The brains of the diplomats have less white matter than those of a group of healthy people used as a reference, experts say. They also detected other structural differences.
Although experts anticipated alterations in the cerebellum (in the inferior part of the brain) due to the symptoms reported by diplomats―problems of balance, insomnia, difficulty concentrating and migraines―they found common patterns in the tissues that link a region of the brain to another.
Ragini Verma, an expert in brain tomography at the University of Pennsylvania and the lead author of the study, said the conditions she saw are different from any other she has seen in atrophied or injured brains.
“It’s very strange, it’s a true medical mystery,” said the specialist.
Dr.
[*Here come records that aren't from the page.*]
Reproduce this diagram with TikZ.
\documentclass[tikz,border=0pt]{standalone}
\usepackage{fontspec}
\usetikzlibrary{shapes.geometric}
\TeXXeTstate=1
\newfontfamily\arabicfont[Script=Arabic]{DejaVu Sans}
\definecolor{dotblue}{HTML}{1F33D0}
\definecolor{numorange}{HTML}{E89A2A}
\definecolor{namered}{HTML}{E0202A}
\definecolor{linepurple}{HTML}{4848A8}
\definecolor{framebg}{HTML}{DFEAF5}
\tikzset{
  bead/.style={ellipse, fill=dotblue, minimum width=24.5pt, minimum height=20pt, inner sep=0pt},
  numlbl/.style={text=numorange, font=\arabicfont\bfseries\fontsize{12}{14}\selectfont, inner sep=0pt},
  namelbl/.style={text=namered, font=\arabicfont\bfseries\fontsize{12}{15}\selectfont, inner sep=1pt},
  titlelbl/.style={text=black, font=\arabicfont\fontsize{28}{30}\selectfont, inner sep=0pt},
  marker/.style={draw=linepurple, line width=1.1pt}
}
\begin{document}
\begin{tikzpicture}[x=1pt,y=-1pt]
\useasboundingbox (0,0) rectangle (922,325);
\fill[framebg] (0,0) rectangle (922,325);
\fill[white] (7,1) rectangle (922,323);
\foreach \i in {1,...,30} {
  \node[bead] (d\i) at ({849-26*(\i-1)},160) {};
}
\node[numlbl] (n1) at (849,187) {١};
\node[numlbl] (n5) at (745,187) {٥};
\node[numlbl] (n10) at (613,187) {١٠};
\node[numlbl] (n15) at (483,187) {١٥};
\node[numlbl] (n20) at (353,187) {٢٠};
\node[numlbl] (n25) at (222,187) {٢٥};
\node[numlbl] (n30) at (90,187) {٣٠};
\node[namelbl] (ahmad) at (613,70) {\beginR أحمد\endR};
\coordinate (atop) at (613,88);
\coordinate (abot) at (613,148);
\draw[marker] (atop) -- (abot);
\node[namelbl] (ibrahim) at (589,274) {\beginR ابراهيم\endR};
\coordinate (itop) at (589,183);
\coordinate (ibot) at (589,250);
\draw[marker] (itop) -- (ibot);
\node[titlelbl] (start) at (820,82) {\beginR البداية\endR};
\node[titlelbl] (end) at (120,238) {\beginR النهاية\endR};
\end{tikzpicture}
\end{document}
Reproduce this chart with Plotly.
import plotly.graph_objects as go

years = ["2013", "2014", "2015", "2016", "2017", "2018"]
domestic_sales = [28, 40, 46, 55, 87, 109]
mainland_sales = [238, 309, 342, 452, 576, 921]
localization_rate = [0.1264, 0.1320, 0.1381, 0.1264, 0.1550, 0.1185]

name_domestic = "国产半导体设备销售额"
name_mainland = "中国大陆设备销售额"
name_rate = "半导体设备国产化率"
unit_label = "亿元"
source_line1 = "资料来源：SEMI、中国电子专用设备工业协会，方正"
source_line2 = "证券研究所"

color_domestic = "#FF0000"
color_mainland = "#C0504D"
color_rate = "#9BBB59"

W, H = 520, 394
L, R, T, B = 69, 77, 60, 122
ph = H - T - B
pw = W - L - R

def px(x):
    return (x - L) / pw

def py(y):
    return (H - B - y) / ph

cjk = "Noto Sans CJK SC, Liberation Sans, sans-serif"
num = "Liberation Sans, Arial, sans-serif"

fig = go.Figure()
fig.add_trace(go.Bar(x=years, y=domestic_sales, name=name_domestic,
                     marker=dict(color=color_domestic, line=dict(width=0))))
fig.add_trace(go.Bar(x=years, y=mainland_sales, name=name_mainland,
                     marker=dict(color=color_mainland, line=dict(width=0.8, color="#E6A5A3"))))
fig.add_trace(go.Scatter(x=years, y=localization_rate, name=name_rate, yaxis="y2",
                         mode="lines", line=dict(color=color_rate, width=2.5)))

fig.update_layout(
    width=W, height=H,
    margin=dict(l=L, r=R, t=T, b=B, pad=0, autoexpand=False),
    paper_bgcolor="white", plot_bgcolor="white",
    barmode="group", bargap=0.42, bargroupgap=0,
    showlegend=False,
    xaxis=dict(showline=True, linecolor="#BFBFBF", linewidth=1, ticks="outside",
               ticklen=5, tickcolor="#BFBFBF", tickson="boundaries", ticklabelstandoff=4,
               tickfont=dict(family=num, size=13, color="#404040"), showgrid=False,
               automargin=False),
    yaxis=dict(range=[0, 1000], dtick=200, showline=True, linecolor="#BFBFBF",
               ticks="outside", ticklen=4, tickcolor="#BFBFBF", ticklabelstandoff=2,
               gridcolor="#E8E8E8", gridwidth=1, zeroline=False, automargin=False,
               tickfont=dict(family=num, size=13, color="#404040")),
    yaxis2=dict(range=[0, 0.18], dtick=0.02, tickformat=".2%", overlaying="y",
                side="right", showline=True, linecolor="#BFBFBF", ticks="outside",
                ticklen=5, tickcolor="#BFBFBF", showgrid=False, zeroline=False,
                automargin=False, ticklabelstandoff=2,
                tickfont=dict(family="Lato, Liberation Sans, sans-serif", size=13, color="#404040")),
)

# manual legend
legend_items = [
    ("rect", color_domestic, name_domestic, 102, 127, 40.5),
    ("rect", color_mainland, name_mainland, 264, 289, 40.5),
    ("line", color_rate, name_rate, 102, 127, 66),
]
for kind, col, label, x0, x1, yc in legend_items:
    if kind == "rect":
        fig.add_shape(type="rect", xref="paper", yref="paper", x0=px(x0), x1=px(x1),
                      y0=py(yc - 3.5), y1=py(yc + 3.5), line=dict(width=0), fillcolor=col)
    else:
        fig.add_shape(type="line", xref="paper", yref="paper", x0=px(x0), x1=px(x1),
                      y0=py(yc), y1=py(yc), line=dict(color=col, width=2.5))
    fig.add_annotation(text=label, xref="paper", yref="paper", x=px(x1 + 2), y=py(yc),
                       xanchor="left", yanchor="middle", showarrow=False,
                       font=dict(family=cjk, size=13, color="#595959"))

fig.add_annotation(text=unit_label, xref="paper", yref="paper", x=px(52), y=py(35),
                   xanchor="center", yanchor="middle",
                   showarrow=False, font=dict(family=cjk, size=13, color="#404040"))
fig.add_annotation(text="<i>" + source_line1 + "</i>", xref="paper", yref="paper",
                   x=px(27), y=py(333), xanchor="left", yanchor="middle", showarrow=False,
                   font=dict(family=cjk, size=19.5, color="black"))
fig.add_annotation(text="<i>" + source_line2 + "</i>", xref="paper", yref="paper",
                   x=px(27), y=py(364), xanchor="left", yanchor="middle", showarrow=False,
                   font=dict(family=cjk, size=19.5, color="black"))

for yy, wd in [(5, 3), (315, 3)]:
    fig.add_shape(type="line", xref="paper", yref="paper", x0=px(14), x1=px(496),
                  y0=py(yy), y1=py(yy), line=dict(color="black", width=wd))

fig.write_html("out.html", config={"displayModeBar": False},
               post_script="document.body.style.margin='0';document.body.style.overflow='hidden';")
Randel Swanson, co-author of the article, said that “there is no doubt that something happened” but that the CAT scans failed to clarify it.
An expert not related to the study, University of Edinburgh neurologist Jon Stone, said that the scans do not confirm damage to the brain or show that the discrepancies between the brains are due to the incidents the diplomats experienced in Cuba.
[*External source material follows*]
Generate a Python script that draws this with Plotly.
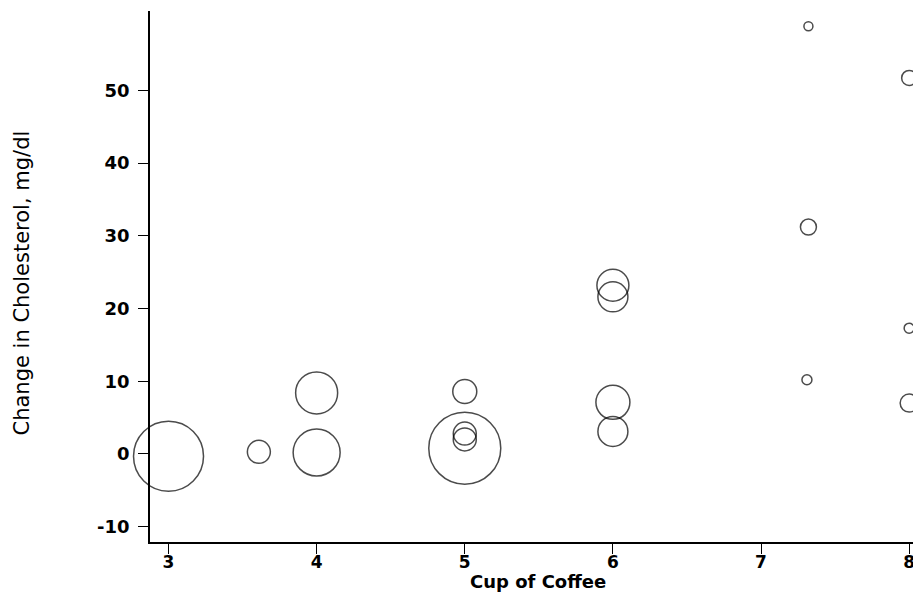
import plotly.graph_objects as go

# Data
cups = [3.0, 3.61, 4.0, 4.0, 5.0, 5.0, 5.0, 5.0, 6.0, 6.0, 6.0, 6.0,
        7.32, 7.32, 7.31, 8.0, 8.0, 8.0]
chol_change = [-0.3, 0.3, 0.2, 8.4, 0.8, 8.6, 2.8, 2.0, 23.2, 21.6, 7.1, 3.1,
               58.8, 31.2, 10.2, 51.7, 17.3, 7.0]
weights = [70, 23, 47, 42, 72, 24, 23, 23, 32, 30, 34, 30,
           9, 16, 10, 15, 10, 18]

x_ticks = [3, 4, 5, 6, 7, 8]
y_ticks = [-10, 0, 10, 20, 30, 40, 50]
x_title = "Cup of Coffee"
y_title = "Change in Cholesterol, mg/dl"

# page is 921x595 but the browser body has an 8px margin
OFF = 8
W, H = 921 - OFF, 595 - OFF
# desired plot area in page pixels
P_LEFT, P_RIGHT, P_TOP, P_BOTTOM = 150, 921, 11, 542
ML = P_LEFT - OFF
MR = (OFF + W) - P_RIGHT
MT = P_TOP - OFF
MB = (OFF + H) - P_BOTTOM
PW, PH = P_RIGHT - P_LEFT, P_BOTTOM - P_TOP


def px_to_paper(px, py):
    return (px - P_LEFT) / PW, (P_BOTTOM - py) / PH


fig = go.Figure()
fig.add_trace(go.Scatter(
    x=cups, y=chol_change, mode="markers",
    marker=dict(size=weights, sizemode="diameter", sizeref=1,
                color="rgba(0,0,0,0)",
                line=dict(color="black", width=1.5)),
    cliponaxis=False,
    showlegend=False, hoverinfo="x+y",
))

xt_x, xt_y = px_to_paper(537.5, 581)
yt_x, yt_y = px_to_paper(21, 283.5)

fig.update_layout(
    width=W, height=H,
    margin=dict(l=ML, r=MR, t=MT, b=MB, pad=0),
    paper_bgcolor="white", plot_bgcolor="white",
    xaxis=dict(
        range=[2.875, 8.08], tickvals=x_ticks,
        ticktext=[f"<b>{v}</b>" for v in x_ticks],
        showline=True, linecolor="black", linewidth=1.5,
        ticks="outside", ticklen=10, tickwidth=1.3, tickcolor="black",
        ticklabelstandoff=-6,
        showgrid=False, zeroline=False, automargin=False,
        tickfont=dict(family="DejaVu Sans", size=17, color="black"),
    ),
    yaxis=dict(
        range=[-12.1, 60.9], tickvals=y_ticks,
        ticktext=[f"<b>{v}</b>" for v in y_ticks],
        showline=True, linecolor="black", linewidth=1.5,
        ticks="outside", ticklen=10, tickwidth=1.3, tickcolor="black",
        ticklabelstandoff=5,
        showgrid=False, zeroline=False, automargin=False,
        tickfont=dict(family="DejaVu Sans", size=18, color="black"),
    ),
    annotations=[
        dict(text=f"<b>{x_title}</b>", xref="paper", yref="paper",
             x=xt_x, y=xt_y,
             xanchor="center", yanchor="middle", showarrow=False,
             font=dict(family="DejaVu Sans", size=18, color="black")),
        dict(text=y_title, xref="paper", yref="paper", textangle=-90,
             x=yt_x, y=yt_y,
             xanchor="center", yanchor="middle", showarrow=False,
             font=dict(family="DejaVu Sans", size=21, color="black")),
    ],
)

fig.write_html("out.html")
Cuba has denied that it was an attack, but the episode has strained relations with the United States.
The results were published this Tuesday in the Journal of the American Medical Association. An editorial that accompanies the article says that the study could help understand the reported symptoms, but the reasons for the differences between the brains are not clear.
A State Department press release said that it is aware of the study and was grateful for any discussion of the medical community on this complex issue, adding that the Department’s top priority remains the safety and welfare of its staff.
Between late 2016 and May 2018, several U.S. and Canadian diplomats in Havana complained about health problems of unknown causes. An official U.S. estimate placed the number of affected U.S. people at 26.
Some reported hearing high-frequency sounds like crickets even when they were in their homes or hotel rooms, which led to suspicions that it was a sonic attack.
The Associated Press investigated and found that a preliminary FBI report found no evidence that the damage was caused by sound waves.
Dozens of U.S. diplomats, family members and other employees asked to be tested. The new study covers 40 of them who were examined at the University of Pennsylvania.
The most advanced CAT scans, with magnetic resonance imaging, found discrepancies in the brains of diplomats compared to the brains of 48 similar healthy people, both in age and ethnicity.